- _WHAT IS BEING ASKED_
Provide again, from the entries below, every line from the one containing "Output the Python" through the one containing "from matplotlib.patches import Patch", exactly as written, and no other line.

# start of INPUT MATERIAL

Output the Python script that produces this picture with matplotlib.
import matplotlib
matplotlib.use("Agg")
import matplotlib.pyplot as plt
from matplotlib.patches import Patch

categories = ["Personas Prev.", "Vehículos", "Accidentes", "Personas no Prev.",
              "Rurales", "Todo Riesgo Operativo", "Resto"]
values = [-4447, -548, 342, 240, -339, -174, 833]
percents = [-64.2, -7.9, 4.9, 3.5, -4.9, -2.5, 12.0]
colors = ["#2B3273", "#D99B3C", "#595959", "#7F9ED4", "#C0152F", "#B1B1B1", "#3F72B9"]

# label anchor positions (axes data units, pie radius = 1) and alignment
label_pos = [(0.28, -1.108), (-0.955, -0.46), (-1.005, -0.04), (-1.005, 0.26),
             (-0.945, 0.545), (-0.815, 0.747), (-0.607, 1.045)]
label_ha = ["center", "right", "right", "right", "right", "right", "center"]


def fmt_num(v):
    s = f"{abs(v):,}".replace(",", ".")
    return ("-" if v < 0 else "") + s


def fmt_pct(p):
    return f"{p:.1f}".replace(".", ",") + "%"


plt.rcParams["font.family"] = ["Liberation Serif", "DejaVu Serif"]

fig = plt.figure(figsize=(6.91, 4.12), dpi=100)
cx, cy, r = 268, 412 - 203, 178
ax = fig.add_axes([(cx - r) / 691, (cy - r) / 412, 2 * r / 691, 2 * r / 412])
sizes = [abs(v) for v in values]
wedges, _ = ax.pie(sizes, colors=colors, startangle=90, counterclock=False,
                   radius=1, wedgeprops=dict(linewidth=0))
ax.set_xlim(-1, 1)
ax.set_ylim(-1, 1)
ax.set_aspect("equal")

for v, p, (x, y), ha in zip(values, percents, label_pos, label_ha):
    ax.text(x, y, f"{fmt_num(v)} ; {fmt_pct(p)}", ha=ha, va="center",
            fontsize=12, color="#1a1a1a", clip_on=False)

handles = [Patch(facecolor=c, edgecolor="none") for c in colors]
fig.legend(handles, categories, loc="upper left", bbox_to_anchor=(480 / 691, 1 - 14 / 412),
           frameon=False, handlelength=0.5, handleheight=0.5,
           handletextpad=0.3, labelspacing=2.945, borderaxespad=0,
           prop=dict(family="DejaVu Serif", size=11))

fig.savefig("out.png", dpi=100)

# end of INPUT MATERIAL
# start of INPUT MATERIAL

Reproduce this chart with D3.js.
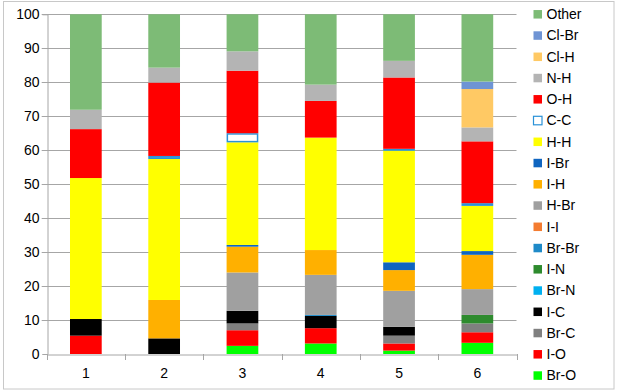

# end of INPUT MATERIAL
# start of INPUT MATERIAL

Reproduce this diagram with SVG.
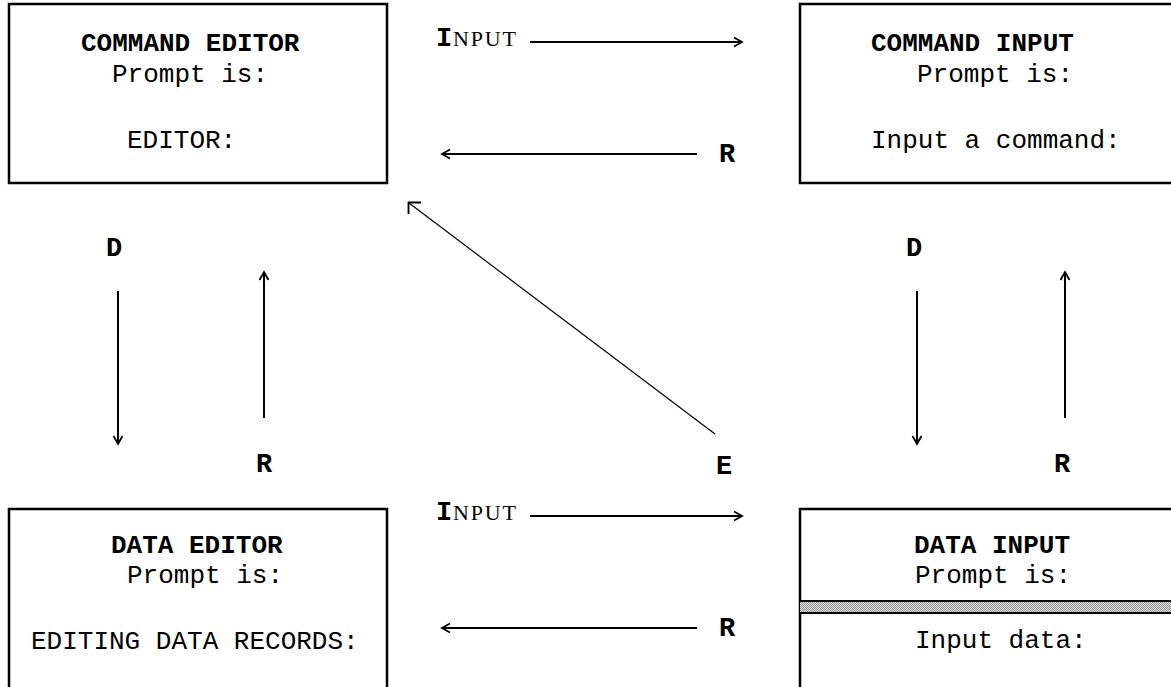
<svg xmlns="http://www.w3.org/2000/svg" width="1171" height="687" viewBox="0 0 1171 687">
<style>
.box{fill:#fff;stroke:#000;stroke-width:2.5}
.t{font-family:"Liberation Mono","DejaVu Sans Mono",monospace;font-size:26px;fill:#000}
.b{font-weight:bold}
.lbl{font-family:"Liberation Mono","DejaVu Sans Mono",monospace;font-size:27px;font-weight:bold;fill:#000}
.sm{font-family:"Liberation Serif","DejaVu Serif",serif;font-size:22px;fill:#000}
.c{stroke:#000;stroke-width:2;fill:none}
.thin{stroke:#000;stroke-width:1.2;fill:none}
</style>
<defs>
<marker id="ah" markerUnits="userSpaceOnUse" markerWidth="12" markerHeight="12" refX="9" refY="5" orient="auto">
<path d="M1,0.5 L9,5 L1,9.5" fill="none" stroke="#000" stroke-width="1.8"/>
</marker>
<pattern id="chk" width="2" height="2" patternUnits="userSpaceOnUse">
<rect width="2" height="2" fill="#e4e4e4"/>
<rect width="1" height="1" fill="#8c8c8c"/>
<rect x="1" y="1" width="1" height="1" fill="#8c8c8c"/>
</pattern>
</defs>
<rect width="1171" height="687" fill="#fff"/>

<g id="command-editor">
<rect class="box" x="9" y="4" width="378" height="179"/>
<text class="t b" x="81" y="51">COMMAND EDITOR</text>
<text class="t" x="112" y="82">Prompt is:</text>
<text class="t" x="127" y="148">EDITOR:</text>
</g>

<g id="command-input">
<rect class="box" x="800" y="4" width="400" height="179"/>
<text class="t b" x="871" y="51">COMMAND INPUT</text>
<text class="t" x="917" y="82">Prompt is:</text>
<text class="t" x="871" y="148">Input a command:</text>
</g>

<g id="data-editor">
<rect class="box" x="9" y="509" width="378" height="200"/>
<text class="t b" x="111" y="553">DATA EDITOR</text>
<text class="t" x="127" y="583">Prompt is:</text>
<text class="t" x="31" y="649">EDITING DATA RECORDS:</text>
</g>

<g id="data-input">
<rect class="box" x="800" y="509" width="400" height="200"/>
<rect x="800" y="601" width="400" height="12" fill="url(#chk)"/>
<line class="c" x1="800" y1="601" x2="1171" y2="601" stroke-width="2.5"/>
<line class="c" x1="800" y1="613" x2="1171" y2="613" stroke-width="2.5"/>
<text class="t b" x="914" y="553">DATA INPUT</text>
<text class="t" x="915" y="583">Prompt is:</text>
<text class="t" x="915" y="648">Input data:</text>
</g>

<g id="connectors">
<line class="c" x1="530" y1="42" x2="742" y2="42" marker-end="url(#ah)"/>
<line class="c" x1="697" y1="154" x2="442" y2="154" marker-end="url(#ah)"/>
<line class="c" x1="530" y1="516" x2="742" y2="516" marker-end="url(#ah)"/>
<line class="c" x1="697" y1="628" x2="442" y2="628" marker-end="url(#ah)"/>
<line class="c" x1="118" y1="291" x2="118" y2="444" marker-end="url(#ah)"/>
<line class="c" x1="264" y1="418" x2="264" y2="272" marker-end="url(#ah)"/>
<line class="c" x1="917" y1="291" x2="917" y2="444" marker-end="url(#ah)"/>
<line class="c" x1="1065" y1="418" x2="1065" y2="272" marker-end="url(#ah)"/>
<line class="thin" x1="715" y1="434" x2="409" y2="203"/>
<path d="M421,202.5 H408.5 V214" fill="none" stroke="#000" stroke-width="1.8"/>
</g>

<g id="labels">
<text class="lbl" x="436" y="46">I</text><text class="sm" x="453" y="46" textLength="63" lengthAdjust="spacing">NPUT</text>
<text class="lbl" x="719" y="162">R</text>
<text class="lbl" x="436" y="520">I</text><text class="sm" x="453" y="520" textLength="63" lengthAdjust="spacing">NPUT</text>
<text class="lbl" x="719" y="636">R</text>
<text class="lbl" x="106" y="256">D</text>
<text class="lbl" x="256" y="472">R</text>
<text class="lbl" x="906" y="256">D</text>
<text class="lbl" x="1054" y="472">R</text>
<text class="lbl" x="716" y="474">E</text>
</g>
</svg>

# end of INPUT MATERIAL

- _OUTPUT OF THE EXERCISE_
Output the Python script that produces this picture with matplotlib.
import matplotlib
matplotlib.use("Agg")
import matplotlib.pyplot as plt
from matplotlib.patches import Patch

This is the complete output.